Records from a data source
--- Start ---
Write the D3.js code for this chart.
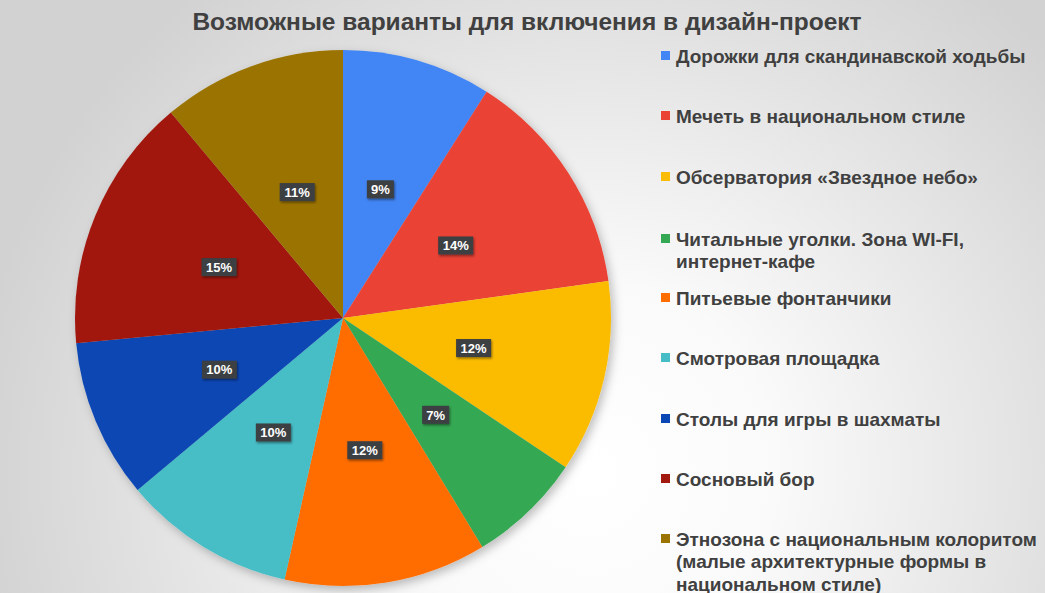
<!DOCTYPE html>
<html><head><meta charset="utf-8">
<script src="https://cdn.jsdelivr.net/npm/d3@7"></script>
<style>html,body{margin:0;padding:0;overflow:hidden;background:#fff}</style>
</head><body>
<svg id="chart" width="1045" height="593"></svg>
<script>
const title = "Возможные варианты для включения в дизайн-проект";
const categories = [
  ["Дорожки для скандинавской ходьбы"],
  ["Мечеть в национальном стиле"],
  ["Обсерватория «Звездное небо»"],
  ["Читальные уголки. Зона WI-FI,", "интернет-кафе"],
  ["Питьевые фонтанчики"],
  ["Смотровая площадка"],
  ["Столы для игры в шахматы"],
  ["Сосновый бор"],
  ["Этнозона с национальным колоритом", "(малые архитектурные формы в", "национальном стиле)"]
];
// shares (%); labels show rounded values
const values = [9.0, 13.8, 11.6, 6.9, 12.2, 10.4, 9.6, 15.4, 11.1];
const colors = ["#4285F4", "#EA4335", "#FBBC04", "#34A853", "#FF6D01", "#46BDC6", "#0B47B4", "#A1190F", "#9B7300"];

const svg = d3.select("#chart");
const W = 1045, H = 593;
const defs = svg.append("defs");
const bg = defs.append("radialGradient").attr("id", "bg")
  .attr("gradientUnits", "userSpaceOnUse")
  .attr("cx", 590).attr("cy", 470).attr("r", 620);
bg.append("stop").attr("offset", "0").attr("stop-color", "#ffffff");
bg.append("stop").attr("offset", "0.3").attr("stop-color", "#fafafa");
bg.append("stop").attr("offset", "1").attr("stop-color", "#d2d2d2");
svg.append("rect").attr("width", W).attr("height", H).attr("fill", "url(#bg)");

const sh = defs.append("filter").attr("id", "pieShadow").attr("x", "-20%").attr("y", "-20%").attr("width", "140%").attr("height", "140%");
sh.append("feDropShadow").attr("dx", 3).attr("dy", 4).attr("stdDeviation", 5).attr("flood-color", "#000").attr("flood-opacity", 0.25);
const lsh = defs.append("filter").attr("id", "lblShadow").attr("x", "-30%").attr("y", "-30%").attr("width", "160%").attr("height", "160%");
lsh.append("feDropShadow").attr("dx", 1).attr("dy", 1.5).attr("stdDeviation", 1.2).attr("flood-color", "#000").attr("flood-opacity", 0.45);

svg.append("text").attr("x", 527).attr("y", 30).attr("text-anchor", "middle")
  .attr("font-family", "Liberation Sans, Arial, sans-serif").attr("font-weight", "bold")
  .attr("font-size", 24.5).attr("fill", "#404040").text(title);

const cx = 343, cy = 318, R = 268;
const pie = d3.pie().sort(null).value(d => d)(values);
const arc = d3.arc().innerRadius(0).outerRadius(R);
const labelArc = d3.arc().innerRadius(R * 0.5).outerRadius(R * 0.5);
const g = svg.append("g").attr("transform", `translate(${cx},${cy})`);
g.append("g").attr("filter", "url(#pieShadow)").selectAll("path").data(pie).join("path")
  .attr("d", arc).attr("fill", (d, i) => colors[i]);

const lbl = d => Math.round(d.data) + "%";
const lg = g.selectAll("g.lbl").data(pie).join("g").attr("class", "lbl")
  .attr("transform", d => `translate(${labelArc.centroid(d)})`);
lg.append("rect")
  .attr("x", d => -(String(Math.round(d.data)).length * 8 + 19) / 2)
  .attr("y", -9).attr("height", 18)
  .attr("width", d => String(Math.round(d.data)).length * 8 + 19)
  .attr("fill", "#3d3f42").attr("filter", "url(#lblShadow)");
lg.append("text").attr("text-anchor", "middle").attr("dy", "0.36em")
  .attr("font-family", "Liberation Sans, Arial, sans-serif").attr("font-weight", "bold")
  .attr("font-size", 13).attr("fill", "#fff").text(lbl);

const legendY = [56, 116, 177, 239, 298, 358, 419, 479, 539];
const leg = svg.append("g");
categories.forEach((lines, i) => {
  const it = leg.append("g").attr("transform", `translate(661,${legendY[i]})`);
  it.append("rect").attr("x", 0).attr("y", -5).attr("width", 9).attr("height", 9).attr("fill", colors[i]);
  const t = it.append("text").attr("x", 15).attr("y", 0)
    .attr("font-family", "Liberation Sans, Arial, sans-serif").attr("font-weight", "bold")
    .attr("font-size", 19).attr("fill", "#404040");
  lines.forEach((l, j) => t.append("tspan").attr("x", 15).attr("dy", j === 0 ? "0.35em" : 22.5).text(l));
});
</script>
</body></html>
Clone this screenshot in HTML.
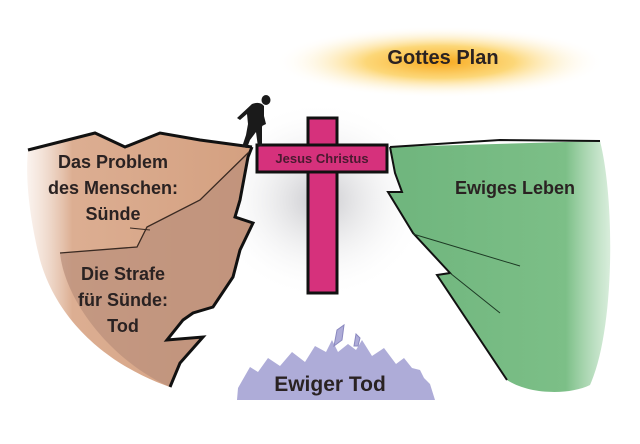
--- End ---
Short exercise
Print the records word for word and exclude any picture they hold.

Response to the task
Write the D3.js code for this chart.
<!DOCTYPE html>
<html><head><meta charset="utf-8">
<script src="https://cdn.jsdelivr.net/npm/d3@7"></script>
<style>html,body{margin:0;padding:0;overflow:hidden;background:#fff}</style>
</head><body>
<svg id="chart" width="1045" height="593"></svg>
<script>
const title = "Возможные варианты для включения в дизайн-проект";
const categories = [
  ["Дорожки для скандинавской ходьбы"],
  ["Мечеть в национальном стиле"],
  ["Обсерватория «Звездное небо»"],
  ["Читальные уголки. Зона WI-FI,", "интернет-кафе"],
  ["Питьевые фонтанчики"],
  ["Смотровая площадка"],
  ["Столы для игры в шахматы"],
  ["Сосновый бор"],
  ["Этнозона с национальным колоритом", "(малые архитектурные формы в", "национальном стиле)"]
];
// shares (%); labels show rounded values
const values = [9.0, 13.8, 11.6, 6.9, 12.2, 10.4, 9.6, 15.4, 11.1];
const colors = ["#4285F4", "#EA4335", "#FBBC04", "#34A853", "#FF6D01", "#46BDC6", "#0B47B4", "#A1190F", "#9B7300"];

const svg = d3.select("#chart");
const W = 1045, H = 593;
const defs = svg.append("defs");
const bg = defs.append("radialGradient").attr("id", "bg")
  .attr("gradientUnits", "userSpaceOnUse")
  .attr("cx", 590).attr("cy", 470).attr("r", 620);
bg.append("stop").attr("offset", "0").attr("stop-color", "#ffffff");
bg.append("stop").attr("offset", "0.3").attr("stop-color", "#fafafa");
bg.append("stop").attr("offset", "1").attr("stop-color", "#d2d2d2");
svg.append("rect").attr("width", W).attr("height", H).attr("fill", "url(#bg)");

const sh = defs.append("filter").attr("id", "pieShadow").attr("x", "-20%").attr("y", "-20%").attr("width", "140%").attr("height", "140%");
sh.append("feDropShadow").attr("dx", 3).attr("dy", 4).attr("stdDeviation", 5).attr("flood-color", "#000").attr("flood-opacity", 0.25);
const lsh = defs.append("filter").attr("id", "lblShadow").attr("x", "-30%").attr("y", "-30%").attr("width", "160%").attr("height", "160%");
lsh.append("feDropShadow").attr("dx", 1).attr("dy", 1.5).attr("stdDeviation", 1.2).attr("flood-color", "#000").attr("flood-opacity", 0.45);

svg.append("text").attr("x", 527).attr("y", 30).attr("text-anchor", "middle")
  .attr("font-family", "Liberation Sans, Arial, sans-serif").attr("font-weight", "bold")
  .attr("font-size", 24.5).attr("fill", "#404040").text(title);

const cx = 343, cy = 318, R = 268;
const pie = d3.pie().sort(null).value(d => d)(values);
const arc = d3.arc().innerRadius(0).outerRadius(R);
const labelArc = d3.arc().innerRadius(R * 0.5).outerRadius(R * 0.5);
const g = svg.append("g").attr("transform", `translate(${cx},${cy})`);
g.append("g").attr("filter", "url(#pieShadow)").selectAll("path").data(pie).join("path")
  .attr("d", arc).attr("fill", (d, i) => colors[i]);

const lbl = d => Math.round(d.data) + "%";
const lg = g.selectAll("g.lbl").data(pie).join("g").attr("class", "lbl")
  .attr("transform", d => `translate(${labelArc.centroid(d)})`);
lg.append("rect")
  .attr("x", d => -(String(Math.round(d.data)).length * 8 + 19) / 2)
  .attr("y", -9).attr("height", 18)
  .attr("width", d => String(Math.round(d.data)).length * 8 + 19)
  .attr("fill", "#3d3f42").attr("filter", "url(#lblShadow)");
lg.append("text").attr("text-anchor", "middle").attr("dy", "0.36em")
  .attr("font-family", "Liberation Sans, Arial, sans-serif").attr("font-weight", "bold")
  .attr("font-size", 13).attr("fill", "#fff").text(lbl);

const legendY = [56, 116, 177, 239, 298, 358, 419, 479, 539];
const leg = svg.append("g");
categories.forEach((lines, i) => {
  const it = leg.append("g").attr("transform", `translate(661,${legendY[i]})`);
  it.append("rect").attr("x", 0).attr("y", -5).attr("width", 9).attr("height", 9).attr("fill", colors[i]);
  const t = it.append("text").attr("x", 15).attr("y", 0)
    .attr("font-family", "Liberation Sans, Arial, sans-serif").attr("font-weight", "bold")
    .attr("font-size", 19).attr("fill", "#404040");
  lines.forEach((l, j) => t.append("tspan").attr("x", 15).attr("dy", j === 0 ? "0.35em" : 22.5).text(l));
});
</script>
</body></html>
Clone this screenshot in HTML.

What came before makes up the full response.